Excitement reigns throughout the land, for my all-time favorite Buffalo band (leaving out at least one that sorta started here but quickly moved on) is reuniting for a night and collaborating with me on a new spoken-word-plus-music experiment next week.
That's right: Behold the brief return of Treelined Highway, a wonderful instrumental/improvisational trio who played their last show together in 2001 before the original members went their separate ways. (Update: Nick Laudadio now lives in North Carolina and has a terrific project called Gordon Merrick, which I can only describe as electronic covers of 80s power ballads, though I think the idea has changed a bit since I last saw a show. Mike Bouquard is still in Buffalo and is the newest member, I think, of another swell ensemble, Odiorne. And Brandon Stosuy lives in NYC and writes for all manner of music mags.)
A true obsessive, I saw TLH perform many times in their glory days, and bought multiple copies of their recordings to send to friends around the country in hopes of spreading the word far and wide. (I wish I could send you to an active website of theirs, but this is all that's left of it.) It was probably their soundtrack to Dziga Vertov's Man with a Movie Camera--performed live at a screening at Squeaky Wheel--that most excited me, but I pretty much liked everything they ever did, which was sometimes noisy and more often remarkably quiet. Reunion talk has been a kind of running joke for many years now, but it's actually gonna happen next weekend--Saturday, June 11 at Soundlab (110 Pearl in Buffalo, NY) at 9 p.m.

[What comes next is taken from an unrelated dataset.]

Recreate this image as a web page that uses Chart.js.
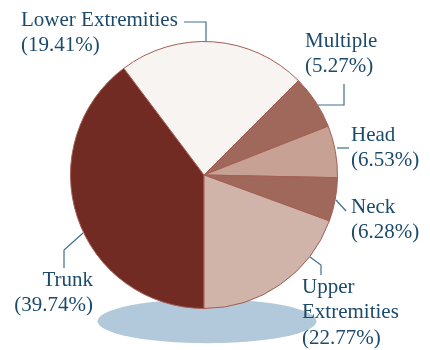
<!DOCTYPE html>
<html lang="en">
<head>
  <meta charset="UTF-8" />
  <title>Injury Location Pie</title>
  <script src="https://cdn.jsdelivr.net/npm/chart.js"></script>
  <style>
    body {
      margin: 0;
      background: #ffffff;
    }
    #wrap {
      width: 430px;
      height: 350px;
    }
  </style>
</head>
<body>
  <div id="wrap">
    <canvas id="pieChart" width="430" height="350"></canvas>
  </div>

  <script>
    // slices, clockwise starting from 6 o'clock
    const categories = ['Trunk', 'Lower Extremities', 'Multiple', 'Head', 'Neck', 'Upper Extremities'];
    // slice sizes as drawn in the picture
    const sliceValues = [39.74, 22.77, 6.53, 6.28, 5.27, 19.41];
    // percentages printed next to each label
    const shownPercents = ['39.74%', '19.41%', '5.27%', '6.53%', '6.28%', '22.77%'];
    const sliceColors = ['#722b22', '#f8f4f2', '#a0675b', '#c7a294', '#a0675b', '#d0b3a9'];

    // label layout, offsets from the pie centre (px)
    const labelLayout = [
      { lines: ['Trunk'], align: 'right', x: -111, y: 105, leader: [[-121, 58], [-140, 75], [-140, 93]] },
      { lines: ['Lower Extremities'], align: 'left', x: -183, y: -155, leader: [[2, -134], [2, -153], [-20, -153]] },
      { lines: ['Multiple'], align: 'left', x: 101, y: -134, leader: [[114, -70], [140, -70], [140, -91]] },
      { lines: ['Head'], align: 'left', x: 147, y: -40, leader: [[133, -27], [145, -27]] },
      { lines: ['Neck'], align: 'left', x: 147, y: 32, leader: [[132, 25], [142, 36]] },
      { lines: ['Upper', 'Extremities'], align: 'left', x: 98, y: 112, leader: [[106, 82], [117, 90], [117, 100]] }
    ];

    const shadowPlugin = {
      id: 'shadow',
      beforeDatasetsDraw(chart) {
        const arc = chart.getDatasetMeta(0).data[0];
        const r = arc.outerRadius;
        const c = chart.ctx;
        c.save();
        c.fillStyle = '#b1c9db';
        c.beginPath();
        c.ellipse(arc.x + 3, arc.y + r * 1.095, r * 0.82, r * 0.165, 0, 0, Math.PI * 2);
        c.fill();
        c.restore();
      }
    };

    const labelPlugin = {
      id: 'sliceLabels',
      afterDatasetsDraw(chart) {
        const arc = chart.getDatasetMeta(0).data[0];
        const cx = arc.x, cy = arc.y;
        const c = chart.ctx;
        c.save();
        labelLayout.forEach((lab, i) => {
          c.strokeStyle = '#3f6f8b';
          c.lineWidth = 1.2;
          c.beginPath();
          lab.leader.forEach((p, k) => {
            if (k === 0) c.moveTo(cx + p[0], cy + p[1]);
            else c.lineTo(cx + p[0], cy + p[1]);
          });
          c.stroke();

          c.fillStyle = '#1b4a6b';
          c.font = '21px "Liberation Serif", "Times New Roman", serif';
          c.textAlign = lab.align;
          c.textBaseline = 'middle';
          const lines = lab.lines.concat(['(' + shownPercents[i] + ')']);
          lines.forEach((t, k) => {
            c.fillText(t, cx + lab.x, cy + lab.y + k * 25.5);
          });
        });
        c.restore();
      }
    };

    const ctx = document.getElementById('pieChart').getContext('2d');

    new Chart(ctx, {
      type: 'pie',
      data: {
        labels: categories,
        datasets: [{
          data: sliceValues,
          backgroundColor: sliceColors,
          borderColor: '#a35e54',
          borderWidth: 1
        }]
      },
      options: {
        responsive: false,
        animation: false,
        rotation: 180,
        layout: {
          padding: { left: 70, right: 92, top: 41, bottom: 41 }
        },
        plugins: {
          legend: { display: false },
          tooltip: { enabled: false }
        }
      },
      plugins: [shadowPlugin, labelPlugin]
    });
  </script>
</body>
</html>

The occasion is the latest version of that ever-changing performance I've gone on about here from time to time--"EVERYTHING: AN EVENING WITH RON EHMKE AND HIS OR HER VERY SPECIAL GUESTS." I got the idea to invite them to be one of those VSGs during an earlier Soundlab show, the one by Animal Collective that I keep meaning to write about here. In the opening moments of that amazing performance, my mind sort of drifted (in a good way) and it occurred to me that now was the time to try this thing I've been wanting to do for many, many years: setting a monologue of mine to music, or at least finding a way to work music into a spoken-word performance. The late, lamented TLH seemed like the perfect band to do it, and happily enough Mike B happened to be in the audience at the AC show, and he was open to the concept, then brought it up with the other 2, and one thing led to another, and here we go. We'll have less than 24 hours to rehearse, which only adds to the excitement: 3 people who haven't played together in 4 years, joining forces with someone to do something none of them have done before as a group.
I'll do my own show, including the story with them, and then they'll do a set of their own. (There's even a chance of a Gordon Merrick cameo, but that remains to be seen.) Hey, it's every #1 fan's fantasy, is it not: to be the force who brings a favorite former band back together, even if only for an evening.